Many people concerned about the financial stability of Social Security are fretting over 2034, the year that the Social Security retirement trust fund is projected to run out of money. But 2030 should also be on their minds, according to statistics from the U.S. Census Bureau.
In 2030, baby boomers — the trailblazing generation that took the '60s by storm and included legendary figures as diverse as Michael Jackson and Bill Gates — will hit an important milestone. They’ll all be older than 65 and if not already retired likely to be retiring soon.
As they exit the workforce, they’ll perpetuate a problem that has long dogged Social Security in that there won’t be enough workers to replace them, further contributing to the program’s woes. The gap as reflected in the ratio of retirees to workers has generally been increasing for decades, with only brief periods when the ratio leveled off or declined slightly, according to the Social Security Administration’s 2018 trustees report.

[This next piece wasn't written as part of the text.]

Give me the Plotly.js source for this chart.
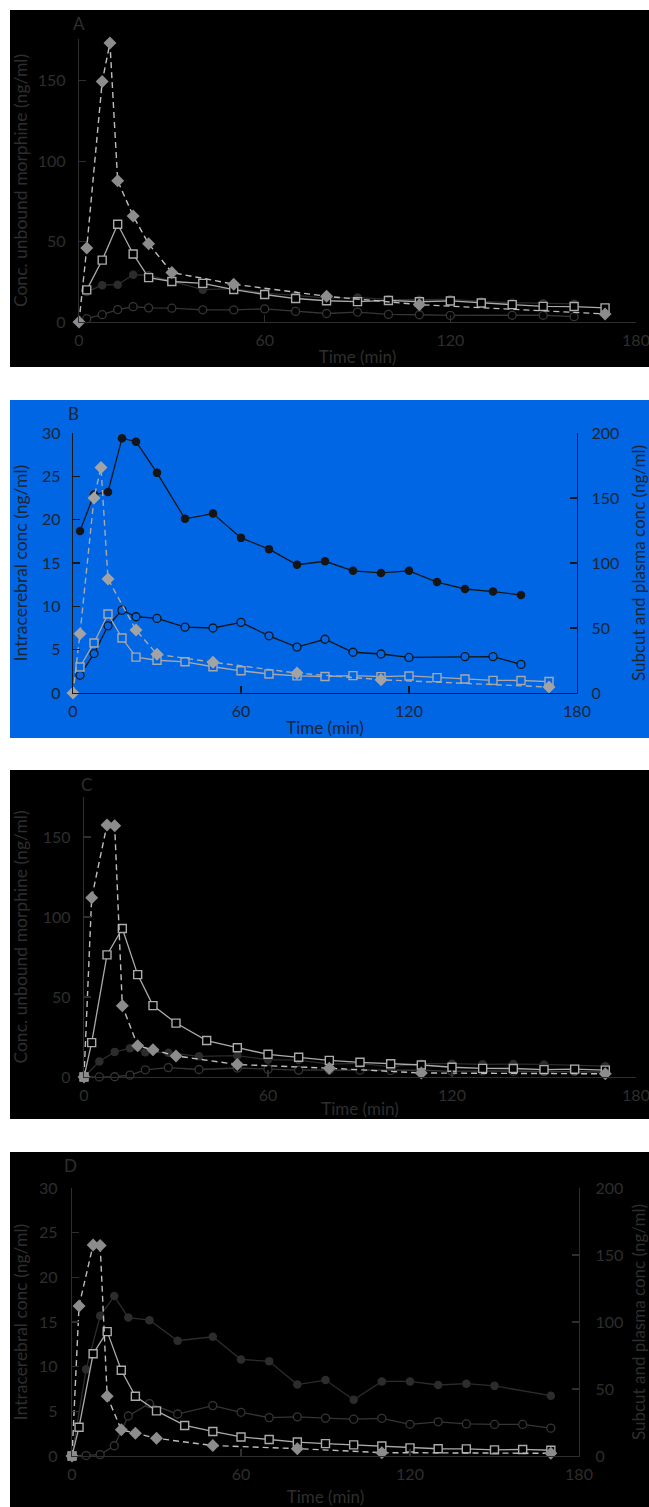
<!DOCTYPE html>
<html>
<head>
<meta charset="utf-8">
<script src="https://cdn.plot.ly/plotly-3.0.1.min.js"></script>
<style>
  html, body { margin:0; padding:0; background:#ffffff; overflow:hidden; }
  body { width:649px; height:1507px; position:relative; }
  .panel { position:absolute; left:10px; }
</style>
</head>
<body>
<div id="panelA" class="panel" style="top:10px;width:680px;height:357px"></div>
<div id="panelB" class="panel" style="top:400px;width:639px;height:338px"></div>
<div id="panelC" class="panel" style="top:770px;width:680px;height:349px"></div>
<div id="panelD" class="panel" style="top:1152px;width:639px;height:355px"></div>
<script>
// ---------- shared tick labels ----------
const timeTicks = [0, 60, 120, 180];
const unboundTicks = [0, 50, 100, 150];
const brainTicks = [0, 5, 10, 15, 20, 25, 30];
const plasmaTicks = [0, 50, 100, 150, 200];

// ---------- Experiment 1 (panels A and B) ----------
const t1Filled = [2.5, 7.5, 12.5, 17.5, 22.5, 30, 40, 50, 60, 70, 80, 90, 100, 110, 120, 130, 140, 150, 160];
const v1Filled = [18.7, 22.9, 23.2, 29.4, 29.0, 25.4, 20.1, 20.7, 17.9, 16.6, 14.8, 15.2, 14.1, 13.85, 14.1, 12.8, 12.0, 11.7, 11.3];
const t1Open = [2.5, 7.5, 12.5, 17.5, 22.5, 30, 40, 50, 60, 70, 80, 90, 100, 110, 120, 140, 150, 160];
const v1Open = [2.05, 4.55, 7.75, 9.56, 8.8, 8.6, 7.6, 7.5, 8.15, 6.6, 5.3, 6.2, 4.7, 4.5, 4.1, 4.2, 4.2, 3.3];
const t1Subcut = [2.5, 7.5, 12.5, 17.5, 22.5, 30, 40, 50, 60, 70, 80, 90, 100, 110, 120, 130, 140, 150, 160, 170];
const v1Subcut = [20.0, 38.5, 60.8, 42.3, 27.6, 25.2, 24.0, 20.2, 17.1, 14.6, 13.2, 12.7, 13.4, 12.6, 13.1, 11.8, 10.8, 9.7, 9.6, 8.8];
const t1PlasmaA = [0, 2.5, 7.5, 10, 12.5, 17.5, 22.5, 30, 50, 80, 110, 170];
const v1PlasmaA = [0, 46.0, 149.6, 173.5, 87.8, 66.0, 48.6, 30.8, 23.5, 16.0, 10.8, 5.0];
const t1PlasmaB = [0, 2.5, 7.5, 10, 12.5, 22.5, 30, 50, 80, 110, 170];
const v1PlasmaB = [0, 45.5, 150.0, 173.5, 87.7, 48.4, 29.8, 23.7, 15.3, 10.2, 4.6];

// ---------- Experiment 2 (panels C and D) ----------
const t2Filled = [0, 5, 10, 15, 20, 27.5, 37.5, 50, 60, 70, 80, 90, 100, 110, 120, 130, 140, 150, 170];
const v2Filled = [0, 9.7, 15.7, 17.9, 15.5, 15.2, 12.9, 13.35, 10.8, 10.6, 8.0, 8.5, 6.3, 8.35, 8.35, 7.95, 8.1, 7.85, 6.75];
const t2Open = [0, 5, 10, 15, 20, 27.5, 37.5, 50, 60, 70, 80, 90, 100, 110, 120, 130, 140, 150, 160, 170];
const v2Open = [0, 0.05, 0.15, 1.15, 4.48, 5.87, 4.7, 5.64, 4.89, 4.3, 4.38, 4.24, 4.12, 4.22, 3.55, 3.83, 3.59, 3.53, 3.53, 3.12];
const t2Subcut = [0, 2.5, 7.5, 12.5, 17.5, 22.5, 30, 40, 50, 60, 70, 80, 90, 100, 110, 120, 130, 140, 150, 160, 170];
const v2Subcut = [0, 21.5, 76.3, 92.8, 64.0, 44.6, 33.7, 22.8, 18.3, 14.2, 12.3, 10.4, 9.2, 8.3, 7.5, 6.1, 5.4, 5.3, 4.6, 4.9, 4.3];
const t2Plasma = [0, 2.5, 7.5, 10, 12.5, 17.5, 22.5, 30, 50, 80, 110, 170];
const v2Plasma = [0, 112, 157.5, 157, 44.5, 19.5, 17.0, 13.2, 7.8, 5.5, 2.5, 2.0];

// ---------- text ----------
const xTitle = 'Time (min)';
const yUnboundTitle = 'Conc. unbound morphine (ng/ml)';
const yBrainTitle = 'Intracerebral conc (ng/ml)';
const yPlasmaTitle = 'Subcut and plasma conc (ng/ml)';

const FONT = 'Lato, "Open Sans", "DejaVu Sans", sans-serif';

function themes(dark) {
  if (dark) {
    return {
      bg: '#000000', text: '#2e2e2e', axis: '#2e2e2e',
      filled: '#2c2c2c', open: '#353535',
      square: '#ababab', diamond: '#8c8c8c', dashLine: '#bdbdbd'
    };
  }
  return {
    bg: '#0066e3', text: '#1b2536', axis: '#1a1a1a',
    filled: '#151515', open: '#151515',
    square: '#a9a9a9', diamond: '#a3a3a3', dashLine: '#a9a9a9'
  };
}

function makeTraces(th, d, dual) {
  const yL = 'y', yR = dual ? 'y2' : 'y';
  return [
    { x: d.tOpen, y: d.vOpen, yaxis: yL, type: 'scatter', mode: 'lines+markers', cliponaxis: false,
      line: { color: th.open, width: 1.3 },
      marker: { symbol: 'circle', size: 8, color: th.bg, line: { color: th.open, width: 1.3 } } },
    { x: d.tFilled, y: d.vFilled, yaxis: yL, type: 'scatter', mode: 'lines+markers', cliponaxis: false,
      line: { color: th.filled, width: 1.3 },
      marker: { symbol: 'circle', size: 8.5, color: th.filled } },
    { x: d.tSub, y: d.vSub, yaxis: yR, type: 'scatter', mode: 'lines+markers', cliponaxis: false,
      line: { color: th.square, width: 1.3 },
      marker: { symbol: 'square', size: 8, color: th.bg, line: { color: th.square, width: 1.4 } } },
    { x: d.tPl, y: d.vPl, yaxis: yR, type: 'scatter', mode: 'lines+markers', cliponaxis: false,
      line: { color: th.dashLine, width: 1.4, dash: '6px,4px' },
      marker: { symbol: 'diamond', size: 10, color: th.diamond } }
  ];
}

function axisBase(th) {
  return {
    showline: true, linecolor: th.axis, linewidth: 1.2,
    ticks: 'inside', ticklen: 7, tickcolor: th.axis, tickwidth: 1.2,
    showgrid: false, zeroline: false, fixedrange: true,
    tickfont: { family: FONT, size: 16, color: th.text }
  };
}

function makeLayout(th, o) {
  const xa = Object.assign(axisBase(th), {
    range: [0, 180], tickvals: timeTicks, ticklabelstandoff: 4,
    title: { text: xTitle, font: { family: FONT, size: 17, color: th.text }, standoff: o.xStand }
  });
  const ya = Object.assign(axisBase(th), {
    range: o.yRange, tickvals: o.yTicks, ticklabelstandoff: o.yLabStand,
    title: { text: o.yTitle, font: { family: FONT, size: 17.5, color: th.text }, standoff: o.yStand }
  });
  const lay = {
    width: o.w, height: o.h,
    margin: o.m,
    paper_bgcolor: th.bg, plot_bgcolor: th.bg,
    showlegend: false,
    font: { family: FONT, color: th.text },
    xaxis: xa, yaxis: ya,
    annotations: [{
      text: o.letter, xref: 'paper', yref: 'paper', x: 0, y: 1,
      xshift: o.letterDx, yshift: o.letterDy, showarrow: false,
      xanchor: 'center', yanchor: 'middle',
      font: { family: FONT, size: 17, color: th.text }
    }]
  };
  if (o.y2) {
    lay.yaxis2 = Object.assign(axisBase(th), {
      overlaying: 'y', side: 'right', anchor: 'x',
      range: [0, 200], tickvals: plasmaTicks, ticklabelstandoff: o.y2LabStand,
      title: { text: yPlasmaTitle, font: { family: FONT, size: 17, color: th.text }, standoff: o.y2Stand }
    });
  }
  return lay;
}

const cfg = { staticPlot: true, displayModeBar: false };
const dark = themes(true), blue = themes(false);

const d1A = { tOpen: t1Open, vOpen: v1Open, tFilled: t1Filled, vFilled: v1Filled, tSub: t1Subcut, vSub: v1Subcut, tPl: t1PlasmaA, vPl: v1PlasmaA };
const d1B = { tOpen: t1Open, vOpen: v1Open, tFilled: t1Filled, vFilled: v1Filled, tSub: t1Subcut, vSub: v1Subcut, tPl: t1PlasmaB, vPl: v1PlasmaB };
const d2 = { tOpen: t2Open, vOpen: v2Open, tFilled: t2Filled, vFilled: v2Filled, tSub: t2Subcut, vSub: v2Subcut, tPl: t2Plasma, vPl: v2Plasma };

Plotly.newPlot('panelA', makeTraces(dark, d1A, false), makeLayout(dark, {
  w: 680, h: 357, m: { l: 69.3, r: 54, t: 29.3, b: 44.7 },
  yRange: [0, 176], yTicks: unboundTicks, yTitle: yUnboundTitle, yLabStand: 9, yStand: 10, xStand: 4,
  letter: 'A', letterDx: 0, letterDy: 16
}), cfg);

Plotly.newPlot('panelB', makeTraces(blue, d1B, true), makeLayout(blue, {
  w: 639, h: 338, m: { l: 62.7, r: 72.3, t: 33.3, b: 45.3 },
  yRange: [0, 30], yTicks: brainTicks, yTitle: yBrainTitle, yLabStand: 8, yStand: 14, xStand: 4,
  y2: true, y2LabStand: 10, y2Stand: 14,
  letter: 'B', letterDx: 0, letterDy: 20
}), cfg);

Plotly.newPlot('panelC', makeTraces(dark, d2, false), makeLayout(dark, {
  w: 680, h: 349, m: { l: 74, r: 54, t: 26.7, b: 42.3 },
  yRange: [0, 175], yTicks: unboundTicks, yTitle: yUnboundTitle, yLabStand: 9, yStand: 10, xStand: 4,
  letter: 'C', letterDx: 2, letterDy: 13
}), cfg);

Plotly.newPlot('panelD', makeTraces(dark, d2, true), makeLayout(dark, {
  w: 639, h: 355, m: { l: 62.3, r: 70.4, t: 36.3, b: 51 },
  yRange: [0, 30], yTicks: brainTicks, yTitle: yBrainTitle, yLabStand: 10, yStand: 14, xStand: 8,
  y2: true, y2LabStand: 12, y2Stand: 14,
  letter: 'D', letterDx: -2, letterDy: 23
}), cfg);
</script>
</body>
</html>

In 1946, for example, when the first baby boomers were born, the number of Social Security beneficiaries per 100 workers was just three, meaning 100 workers supported the monthly Social Security checks of three retirees. Today, they support 36, more than 10 times as many.
By 2034, the year the retirement trust fund is projected to run dry, they’ll be supporting 45 retirees, according to the report.
Would raising the full retirement age — as many policy analysts have suggested to fix Social Security’s financial troubles — also lower the ratio and less the burden on workers? That would depend on workers’ responses to the increase, according to the Social Security Administration.
If workers chose to postpone their retirement, there would be more workers and fewer beneficiaries, which would decrease the ratio. However, if they chose to retire at the same time and receive a smaller benefit, the ratio would remain the same.
Either way, the agency said, workers would wind up with a lower level of lifetime benefits.